- My notes as a newcomer to the C# language and the .NET platform. At this moment, I don't know anything about language except for the most rudimentary syntax. I am kinda shocked by how the capitalization of methods in C# and I am sure it will take me forever to get used to this.
- As far as the language goes, I will focus on how it differs from Java.
- I will break these notes into the following sections:
- C# is an object-oriented language. It supports all the good old features of Java's objects.
- One aspect where C# kinda beats Java is the unified type system. Everything is an object in C# whether it be a primitive like an integer or a custom type. You don't need to wrap the
int
type as you'd do in Java. - C#, too, has support for functional programming in the form of lambdas and immutable types.

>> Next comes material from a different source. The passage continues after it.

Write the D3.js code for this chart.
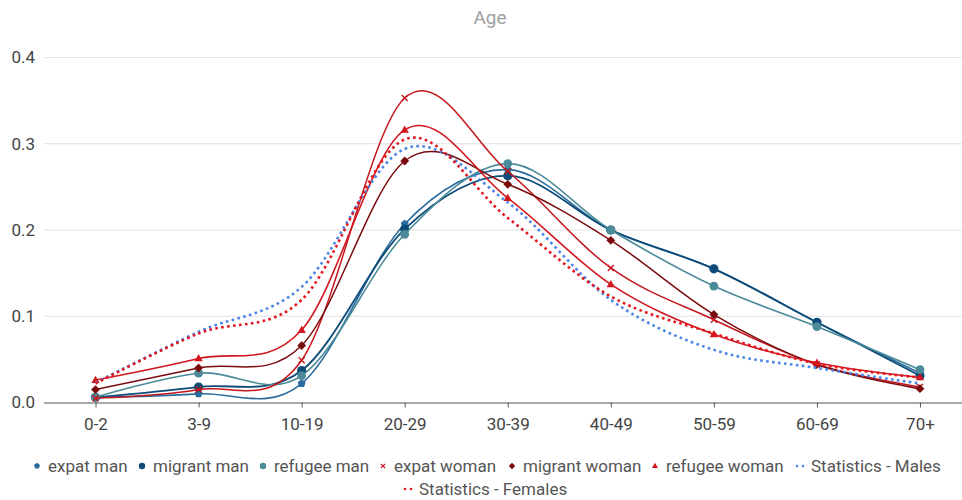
<!DOCTYPE html>
<html>
<head>
<meta charset="utf-8">
<script src="https://cdn.jsdelivr.net/npm/d3@7"></script>
<style>
  html, body { margin: 0; padding: 0; background: #fff; }
  svg { display: block; font-family: Roboto, "Noto Sans", sans-serif; }
</style>
</head>
<body>
<svg id="chart" width="962" height="500"></svg>
<script>
// Age groups on the x axis
const ageGroups = ["0-2", "3-9", "10-19", "20-29", "30-39", "40-49", "50-59", "60-69", "70+"];
const yTicks = [0, 0.1, 0.2, 0.3, 0.4];

// Share of each age group, per group of respondents
const expatMan       = [0.006, 0.010, 0.022, 0.207, 0.270, 0.200, 0.155, 0.093, 0.034];
const migrantMan     = [0.006, 0.018, 0.037, 0.201, 0.263, 0.200, 0.155, 0.093, 0.031];
const refugeeMan     = [0.006, 0.034, 0.031, 0.195, 0.277, 0.200, 0.135, 0.088, 0.038];
const expatWoman     = [0.005, 0.015, 0.049, 0.353, 0.268, 0.156, 0.096, 0.044, 0.018];
const migrantWoman   = [0.015, 0.040, 0.066, 0.280, 0.253, 0.188, 0.102, 0.044, 0.016];
const refugeeWoman   = [0.026, 0.051, 0.084, 0.316, 0.237, 0.137, 0.079, 0.046, 0.029];
const statsMales     = [0.023, 0.082, 0.134, 0.294, 0.232, 0.119, 0.061, 0.040, 0.022];
const statsFemales   = [0.022, 0.080, 0.119, 0.305, 0.214, 0.123, 0.080, 0.045, 0.029];

const seriesNames = ["expat man", "migrant man", "refugee man", "expat woman",
                     "migrant woman", "refugee woman", "Statistics - Males", "Statistics - Females"];
const seriesValues = [expatMan, migrantMan, refugeeMan, expatWoman,
                      migrantWoman, refugeeWoman, statsMales, statsFemales];

const styles = [
  { color: "#2a6c9e", marker: "pentagon", size: 4.2, width: 1.6 },
  { color: "#0e4b78", marker: "circle",   size: 4.6, width: 1.8 },
  { color: "#4b8a99", marker: "circle",   size: 4.4, width: 1.6 },
  { color: "#c3171d", marker: "cross",    size: 3.0, width: 1.5 },
  { color: "#7a0b0d", marker: "diamond",  size: 4.4, width: 1.5 },
  { color: "#d2161d", marker: "triangle", size: 4.4, width: 1.6 },
  { color: "#4a84e6", marker: "dots",     size: 0,   width: 2.6 },
  { color: "#e3141c", marker: "dots",     size: 0,   width: 2.6 }
];

const svg = d3.select("#chart");
const plotLeft = 44, plotRight = 971.5, plotTop = 57.5, plotBottom = 402.5;

const x = d3.scalePoint().domain(ageGroups).range([plotLeft, plotRight]).padding(0.5);
const y = d3.scaleLinear().domain([0, 0.4]).range([plotBottom, plotTop]);

// Title
svg.append("text")
  .attr("x", 490).attr("y", 24)
  .attr("text-anchor", "middle")
  .attr("font-size", 19)
  .attr("fill", "#a0a0a0")
  .text("Age");

// Horizontal gridlines
svg.append("g")
  .selectAll("line")
  .data(yTicks.filter(d => d > 0))
  .join("line")
  .attr("x1", plotLeft).attr("x2", 962)
  .attr("y1", d => y(d)).attr("y2", d => y(d))
  .attr("stroke", "#e2e2e2").attr("stroke-width", 1);

// Y axis labels
const yAxis = d3.axisLeft(y).tickValues(yTicks).tickFormat(d3.format(".1f")).tickSize(0).tickPadding(9);
svg.append("g")
  .attr("transform", `translate(${plotLeft},0)`)
  .call(yAxis)
  .call(g => g.select(".domain").remove())
  .call(g => g.selectAll("text").attr("font-size", 17).attr("fill", "#444").attr("font-family", "Roboto"));

// X axis
const xAxis = d3.axisBottom(x).tickSize(5).tickPadding(10);
svg.append("g")
  .attr("transform", `translate(0,${plotBottom})`)
  .call(xAxis)
  .call(g => g.select(".domain").attr("d", `M${plotLeft},0.5H962`).attr("stroke", "#555"))
  .call(g => g.selectAll(".tick line").attr("stroke", "#555"))
  .call(g => g.selectAll("text").attr("font-size", 17).attr("fill", "#444").attr("font-family", "Roboto"));

// Marker shapes
function markerPath(type, r) {
  if (type === "circle") {
    return d3.symbol(d3.symbolCircle, Math.PI * r * r)();
  }
  if (type === "diamond") {
    return `M0,${-r}L${r},0L0,${r}L${-r},0Z`;
  }
  if (type === "triangle") {
    return `M0,${-r}L${r * 0.95},${r * 0.65}L${-r * 0.95},${r * 0.65}Z`;
  }
  if (type === "pentagon") {
    const pts = d3.range(5).map(i => {
      const a = -Math.PI / 2 + i * 2 * Math.PI / 5;
      return [r * Math.cos(a), r * Math.sin(a)];
    });
    return "M" + pts.map(p => p.join(",")).join("L") + "Z";
  }
  if (type === "cross") {
    return `M${-r},${-r}L${r},${r}M${r},${-r}L${-r},${r}`;
  }
  return "";
}

const line = d3.line()
  .x((d, i) => x(ageGroups[i]))
  .y(d => y(d))
  .curve(d3.curveCardinal.tension(0));

const series = svg.append("g")
  .selectAll("g")
  .data(seriesValues.map((v, i) => ({ name: seriesNames[i], values: v, style: styles[i] })))
  .join("g");

series.append("path")
  .attr("d", d => line(d.values))
  .attr("fill", "none")
  .attr("stroke", d => d.style.color)
  .attr("stroke-width", d => d.style.width)
  .attr("stroke-dasharray", d => d.style.marker === "dots" ? "2.6,3.4" : null);

series.each(function (d) {
  if (d.style.marker === "dots") return;
  d3.select(this).selectAll("path.mk")
    .data(d.values)
    .join("path")
    .attr("class", "mk")
    .attr("transform", (v, i) => `translate(${x(ageGroups[i])},${y(v)})`)
    .attr("d", markerPath(d.style.marker, d.style.size))
    .attr("fill", d.style.marker === "cross" ? "none" : d.style.color)
    .attr("stroke", d.style.marker === "cross" ? d.style.color : "none")
    .attr("stroke-width", 1.4);
});

// Legend, two rows
const legendRows = [
  { y: 466, items: [0, 1, 2, 3, 4, 5, 6], markerX: [37, 142, 263, 383, 512, 655, 800] },
  { y: 489, items: [7], markerX: [408] }
];
const legend = svg.append("g");
legendRows.forEach(row => {
  row.items.forEach((idx, k) => {
    const st = styles[idx];
    const mx = row.markerX[k];
    const g = legend.append("g");
    if (st.marker === "dots") {
      g.append("circle").attr("cx", mx - 3).attr("cy", row.y).attr("r", 1.3).attr("fill", st.color);
      g.append("circle").attr("cx", mx + 3).attr("cy", row.y).attr("r", 1.3).attr("fill", st.color);
    } else {
      const small = st.marker === "cross" ? 2.2 : 3.2;
      g.append("path")
        .attr("transform", `translate(${mx},${row.y})`)
        .attr("d", markerPath(st.marker, small))
        .attr("fill", st.marker === "cross" ? "none" : st.color)
        .attr("stroke", st.marker === "cross" ? st.color : "none")
        .attr("stroke-width", 1.2);
    }
    g.append("text")
      .attr("x", mx + 11).attr("y", row.y + 6)
      .attr("font-size", 17).attr("fill", "#555")
      .text(seriesNames[idx]);
  });
});
</script>
</body>
</html>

- C# is statically type, meaning it enforces type safety at compile time. It also enforces type safety in runtime.
- C# is strongly typed! You can't just add a float to a integer unless you explicitly do some form of casting.
- C# can also be a dynamic language just like Python, hhmmm!!?
- The Common Language Runtime provides automatic memory management. A garbage collector takes care of and freeing memory. You can use pointers, although you might never use them and using them is restricted.
- CLR? is that the equivalent of JVM?!
- .NET consists of the CLR and a bunch of libraries that include core libraries and other applied libraries, whatever that means.
- C# is a managed language that gets compiled into managed code which gets executed by the CLR. The code executed by the CLR is in the form of either an executable file (.exe) or a library (.ddl).
- The CLR converts the intermediate language (which I think is equivalent to bytecode) into native machine code though aJIT (just in time compilation) mechanism.
- With .NET Native, you can compile code directly into native code.